Sunday Times

‘Smelly’ teacher has last laugh in court

- KIM HAWKEY

AN Eastern Cape teacher has been awarded R20 000 after taking her school principal to court for telling her she smelled like a “dead dog”.

This week, the High Court in Mthatha found that Nokwanda Ntshukumba­na, principal of Mangqukwan­a Junior Secondary School in Libode, violated Viola Bikitsha’s dignity through her “humiliatin­g and degrading” comments.

Bikitsha, who has been a teacher for more than 30 years, had asked the court to order both Ntshukumba­na and the MEC for education to pay her R1.5-million — R500 000 each for emotional shock, violation of dignity and reputation, and invasion of her privacy.

The incident that caused the stink happened in February 2010 after there was a “persistent and repugnant smell” in the staff room.

The principal decided that Bikitsha, a 58-year-old mother of four, was the source and called her into her office to discuss the smell, which she likened to that of a “dead dog”.

On Ntshukumba­na’s advice, Bikitsha left the school to be checked out at a hospital in case she had a medical condition.

When she got home, the teacher confronted her daughter “for not telling her that she had an unpleasant smell”. However, her daughter denied her mother smelled bad and the doctors who examined her confirmed this.

Angered at the realisatio­n that she was not stinking, Bikitsha went to court.

She told the judge that although she accepted that Ntshukumba­na was entitled to raise the subject with her, she was humiliated by the manner in which she had done it.

Judge Johannes Eksteen agreed that Ntshukumba­na was entitled to address the issue if she had received complaints about it, but this did not give her “the right to abuse the occasion and to subject the plaintiff to degrading and humiliatin­g treatment”.

Although the judge found that Bikitsha did not suffer from emotional shock or an invasion of her privacy, he said her dignity had been infringed.

“The comparison of a human being to the stench of a decaying animal carcass is indeed humiliatin­g and degrading, and any self-respecting person of ordinary intelligen­ce and sensibilit­y would have felt insulted thereby,” Eksteen said.

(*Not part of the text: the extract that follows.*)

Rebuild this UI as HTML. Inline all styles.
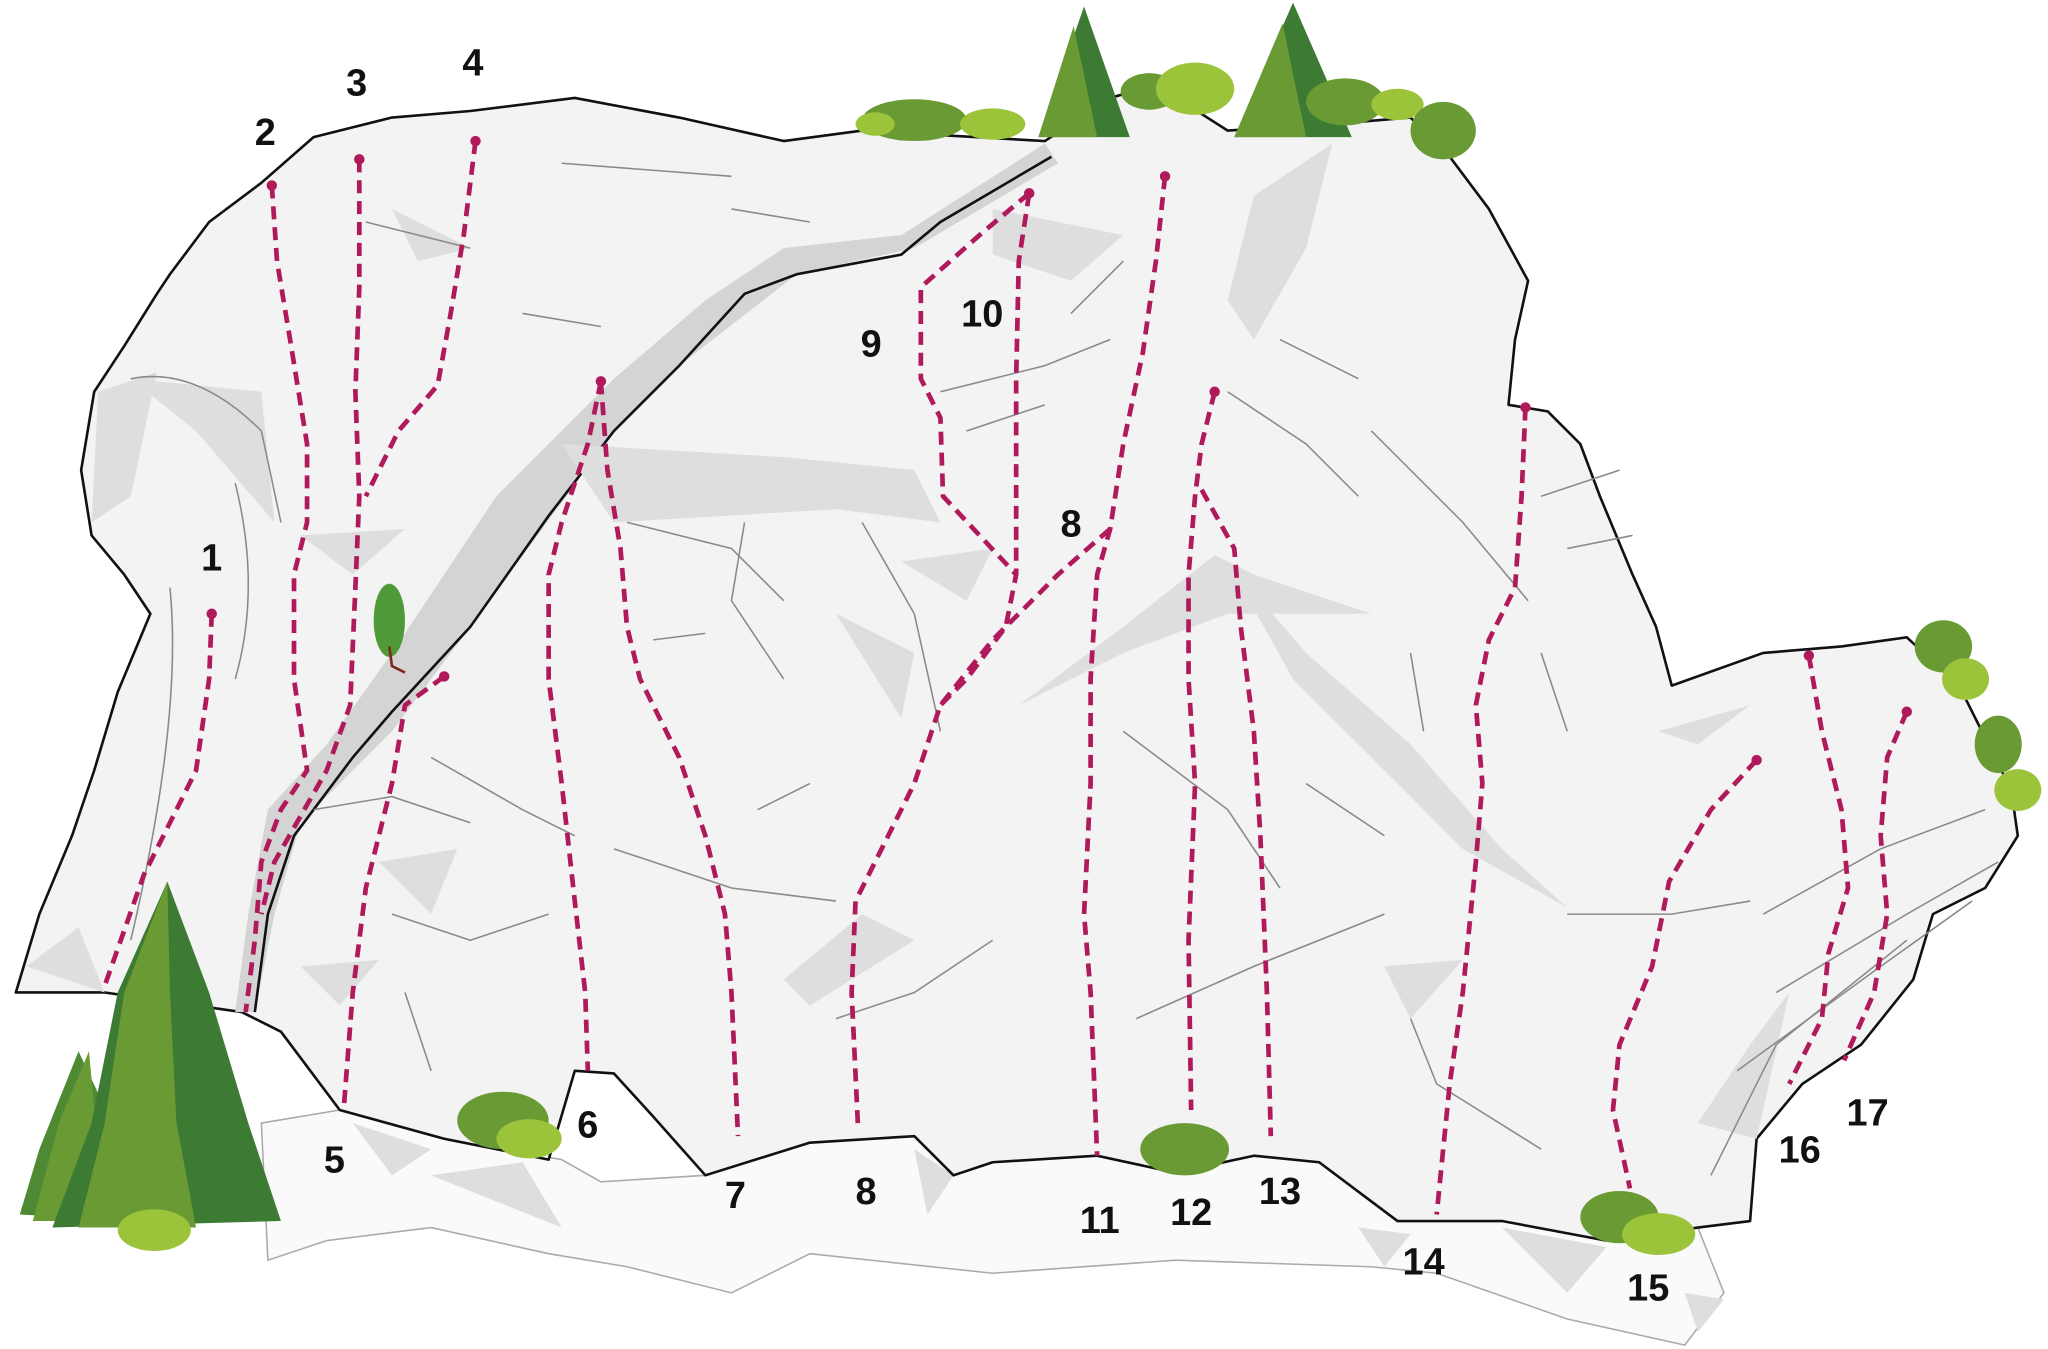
<!DOCTYPE html>
<html><head><meta charset="utf-8"><style>
html,body{margin:0;padding:0;background:#fff;}
svg{display:block;}
text{font-family:"Liberation Sans",sans-serif;font-weight:bold;font-size:29px;fill:#111;text-anchor:middle;}
.r{fill:none;stroke:#b01a5c;stroke-width:3.6;stroke-dasharray:10 6;stroke-linejoin:round;}
.c{fill:none;stroke:#8a8a8a;stroke-width:1.2;}
.s{fill:#dedede;}
</style></head><body>
<svg width="2048" height="1349" viewBox="0 0 1568 1033" xmlns="http://www.w3.org/2000/svg">
<!-- ground rocks -->
<g fill="#fafafa" stroke="#aaa" stroke-width="1.2">
<polygon points="200,860 260,850 340,872 430,888 460,905 540,900 620,875 700,870 760,890 840,885 900,898 960,885 1010,890 1070,935 1150,935 1230,950 1300,940 1320,990 1290,1030 1200,1010 1100,975 1050,970 900,965 760,975 620,960 560,990 480,970 420,960 330,940 250,950 205,965"/>
</g>
<polygon class="s" points="270,860 330,880 300,900"/>
<polygon class="s" points="330,900 400,890 430,940"/>
<polygon class="s" points="1040,940 1080,945 1060,970"/>
<polygon class="s" points="1150,940 1230,955 1200,990"/>
<polygon class="s" points="1290,990 1320,995 1300,1020"/>
<polygon class="s" points="700,880 730,900 710,930"/>
<!-- main wall -->
<polygon fill="#f3f3f3" stroke="#111" stroke-width="2" stroke-linejoin="round" points="12,760 30,700 55,640 72,590 90,530 115,470 95,440 70,410 62,360 72,300 95,265 120,225 130,210 160,170 200,140 240,105 300,90 360,85 440,75 520,90 600,108 660,100 800,108 850,75 885,65 940,100 1020,95 1080,90 1110,120 1140,160 1170,215 1160,260 1155,310 1185,315 1210,340 1225,380 1250,440 1268,480 1280,525 1350,500 1410,495 1460,488 1500,525 1520,565 1540,605 1545,640 1520,680 1480,700 1465,750 1425,800 1380,830 1345,872 1340,935 1300,940 1230,950 1150,935 1070,935 1010,890 960,885 900,898 840,885 760,890 730,900 700,870 620,875 540,900 500,855 470,822 440,820 420,888 340,872 260,850 215,790 185,775 80,760"/>
<!-- shadows -->
<polygon class="s" points="75,300 120,285 100,380 70,400"/>
<polygon class="s" points="100,290 200,300 210,400 150,330"/>
<polygon fill="#d4d4d4" points="180,775 190,700 205,620 250,570 300,500 380,380 470,290 540,230 600,190 690,180 800,110 810,125 700,190 610,210 520,280 470,330 360,480 300,560 230,630 210,700 195,775"/>
<polyline fill="none" stroke="#111" stroke-width="2" points="195,775 205,700 225,640 270,580 300,545 360,480 420,395 470,330 520,280 570,225 610,210 690,195 720,170 805,120"/>
<polygon class="s" points="430,340 600,350 700,360 720,400 640,390 470,400"/>
<polygon class="s" points="780,540 860,480 930,425 960,440 1050,470 1000,470 940,470 860,500"/>
<polygon class="s" points="940,430 1000,500 1080,570 1150,650 1200,695 1120,650 1050,580 990,520"/>
<polygon class="s" points="960,150 1020,110 1000,190 960,260 940,230"/>
<polygon class="s" points="760,160 860,180 820,215 760,195"/>
<polygon class="s" points="690,430 760,420 740,460"/>
<polygon class="s" points="640,470 700,500 690,550"/>
<polygon class="s" points="300,160 360,190 320,200"/>
<polygon class="s" points="230,410 310,405 270,440"/>
<polygon class="s" points="1060,740 1120,735 1080,780"/>
<polygon class="s" points="1270,560 1340,540 1300,570"/>
<polygon class="s" points="600,750 660,700 700,720 620,770"/>
<polygon class="s" points="1300,860 1340,800 1370,760 1345,872"/>
<polygon class="s" points="20,740 60,710 80,760"/>
<polygon class="s" points="290,660 350,650 330,700"/>
<polygon class="s" points="230,740 290,735 260,770"/>
<!-- cracks -->
<g class="c">
<path d="M100,290 Q150,280 200,330 L215,400"/><path d="M130,450 Q140,550 100,720"/><path d="M180,370 Q200,450 180,520"/>
<path d="M280,170 L360,190"/><path d="M400,240 L460,250"/><path d="M430,125 L560,135"/><path d="M560,160 L620,170"/>
<path d="M480,400 L560,420 L600,460"/><path d="M570,400 L560,460 L600,520"/><path d="M500,490 L540,485"/>
<path d="M660,400 L700,470 L720,560"/><path d="M720,300 L800,280 L850,260"/><path d="M740,330 L800,310"/>
<path d="M820,240 L860,200"/><path d="M940,300 L1000,340 L1040,380"/><path d="M980,260 L1040,290"/>
<path d="M1050,330 L1120,400 L1170,460"/><path d="M1180,380 L1240,360"/><path d="M1200,420 L1250,410"/>
<path d="M1080,500 L1090,560"/><path d="M1180,500 L1200,560"/><path d="M860,560 L940,620 L980,680"/>
<path d="M870,780 L960,740 L1060,700"/><path d="M1080,780 L1100,830 L1180,880"/><path d="M1200,700 L1280,700 L1340,690"/>
<path d="M1350,700 L1440,650 L1520,620"/><path d="M1360,760 L1460,700 L1530,660"/><path d="M1330,820 L1440,740 L1510,690"/>
<path d="M1310,900 L1360,800 L1460,720"/><path d="M240,620 L300,610 L360,630"/><path d="M300,700 L360,720 L420,700"/>
<path d="M330,580 L400,620 L440,640"/><path d="M470,650 L560,680 L640,690"/><path d="M580,620 L620,600"/>
<path d="M310,760 L330,820"/><path d="M640,780 L700,760 L760,720"/><path d="M1000,600 L1060,640"/>
</g>
<!-- top vegetation -->
<g>
<ellipse cx="700" cy="92" rx="40" ry="16" fill="#6a9a34"/><ellipse cx="760" cy="95" rx="25" ry="12" fill="#9cc43a"/><ellipse cx="670" cy="95" rx="15" ry="9" fill="#9cc43a"/>
<polygon points="830,5 795,105 865,105" fill="#3d7a34"/><polygon points="822,20 795,105 840,105" fill="#6a9a34"/>
<polygon points="990,2 945,105 1035,105" fill="#3d7a34"/><polygon points="982,18 945,105 1000,105" fill="#6a9a34"/>
<ellipse cx="880" cy="70" rx="22" ry="14" fill="#6a9a34"/>
<ellipse cx="915" cy="68" rx="30" ry="20" fill="#9cc43a"/><ellipse cx="1030" cy="78" rx="30" ry="18" fill="#6a9a34"/>
<ellipse cx="1070" cy="80" rx="20" ry="12" fill="#9cc43a"/><ellipse cx="1105" cy="100" rx="25" ry="22" fill="#6a9a34"/>
<ellipse cx="1488" cy="495" rx="22" ry="20" fill="#6a9a34"/><ellipse cx="1505" cy="520" rx="18" ry="16" fill="#9cc43a"/>
<ellipse cx="1530" cy="570" rx="18" ry="22" fill="#6a9a34"/><ellipse cx="1545" cy="605" rx="18" ry="16" fill="#9cc43a"/>
<ellipse cx="385" cy="858" rx="35" ry="22" fill="#6a9a34"/><ellipse cx="405" cy="872" rx="25" ry="15" fill="#9cc43a"/>
<ellipse cx="907" cy="880" rx="34" ry="20" fill="#6a9a34"/>
<ellipse cx="1240" cy="932" rx="30" ry="20" fill="#6a9a34"/><ellipse cx="1270" cy="945" rx="28" ry="16" fill="#9cc43a"/>
<ellipse cx="298" cy="475" rx="12" ry="28" fill="#4e9a38"/><path d="M298,495 L300,510 L310,515" stroke="#7a2a1a" stroke-width="2" fill="none"/>
<!-- left firs -->
<polygon points="60,805 30,880 15,930 105,935 95,880" fill="#4e8a34"/>
<polygon points="68,805 45,860 25,935 80,935" fill="#6a9a34"/>
<polygon points="128,675 90,760 70,860 40,940 215,935 190,860 160,760" fill="#3d7a34"/>
<polygon points="128,675 95,760 80,860 60,940 150,940 135,860 130,760" fill="#6a9a34"/>
<ellipse cx="118" cy="942" rx="28" ry="16" fill="#9cc43a"/>
</g>
<!-- routes -->
<g class="r">
<polyline points="162,470 160,520 150,590 110,670 80,755"/>
<polyline points="208,142 212,200 222,260 235,340 235,400 225,440 225,520 235,590 215,620 200,660 195,720 188,775"/>
<polyline points="275,122 275,220 272,300 275,380 272,450 268,540 250,590 210,660 200,700"/>
<polyline points="364,108 355,180 345,240 335,295 305,330 280,380"/>
<polyline points="340,518 310,540 300,600 280,680 270,760 263,850"/>
<polyline points="460,292 450,340 430,400 420,440 420,520 430,600 440,690 448,760 450,820"/>
<polyline points="460,292 465,360 475,420 480,480 490,520 520,580 540,640 555,700 560,760 565,870"/>
<polyline points="850,405 810,440 760,490 720,540 700,600 680,640 655,690 652,760 657,865"/>
<polyline points="788,148 750,180 705,220 705,290 720,320 722,380 750,410 778,440 770,480 740,520 720,540"/>
<polyline points="788,148 780,200 778,290 778,390 778,440"/>
<polyline points="892,135 885,200 875,270 860,340 850,405 840,440 835,520 835,600 830,700 835,760 840,885"/>
<polyline points="930,300 920,340 915,380 910,440 910,520 915,600 910,720 912,850"/>
<polyline points="920,375 945,420 950,480 960,560 965,640 970,760 973,870"/>
<polyline points="1168,312 1165,380 1160,450 1140,490 1130,540 1135,600 1130,660 1120,760 1110,830 1100,930"/>
<polyline points="1345,582 1310,620 1278,675 1265,740 1240,800 1235,850 1248,910"/>
<polyline points="1385,502 1395,560 1410,620 1415,680 1400,730 1395,780 1370,830"/>
<polyline points="1460,545 1445,580 1440,640 1445,700 1435,760 1412,812"/>
</g>
<g fill="#b01a5c">
<circle cx="162" cy="470" r="4"/><circle cx="208" cy="142" r="4"/><circle cx="275" cy="122" r="4"/><circle cx="364" cy="108" r="4"/>
<circle cx="340" cy="518" r="4"/><circle cx="460" cy="292" r="4"/><circle cx="788" cy="148" r="4"/><circle cx="892" cy="135" r="4"/>
<circle cx="930" cy="300" r="4"/><circle cx="1168" cy="312" r="4"/><circle cx="1345" cy="582" r="4"/><circle cx="1385" cy="502" r="4"/><circle cx="1460" cy="545" r="4"/>
</g>
<!-- labels -->
<text x="162" y="437">1</text><text x="203" y="111">2</text><text x="273" y="73">3</text><text x="362" y="58">4</text>
<text x="256" y="898">5</text><text x="450" y="871">6</text><text x="563" y="925">7</text><text x="663" y="922">8</text>
<text x="820" y="411">8</text><text x="667" y="273">9</text><text x="752" y="250">10</text><text x="842" y="944">11</text>
<text x="912" y="938">12</text><text x="980" y="922">13</text><text x="1090" y="976">14</text><text x="1262" y="996">15</text>
<text x="1378" y="890">16</text><text x="1430" y="862">17</text>
</svg>
</body></html>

But the court did not award Bikitsha the amount she had asked for because the insult was not published and the seriousnes­s of the infringeme­nt had been “grossly overstated”. This, the court said, justified an award of R20 000, payable by the MEC and Ntshukumba­na.

On Friday, Bikitsha, who continues to teach grade nine pupils at the school, said: “I’m happy about the judgment.

“It was a way to show that people should be careful of what they say to others.”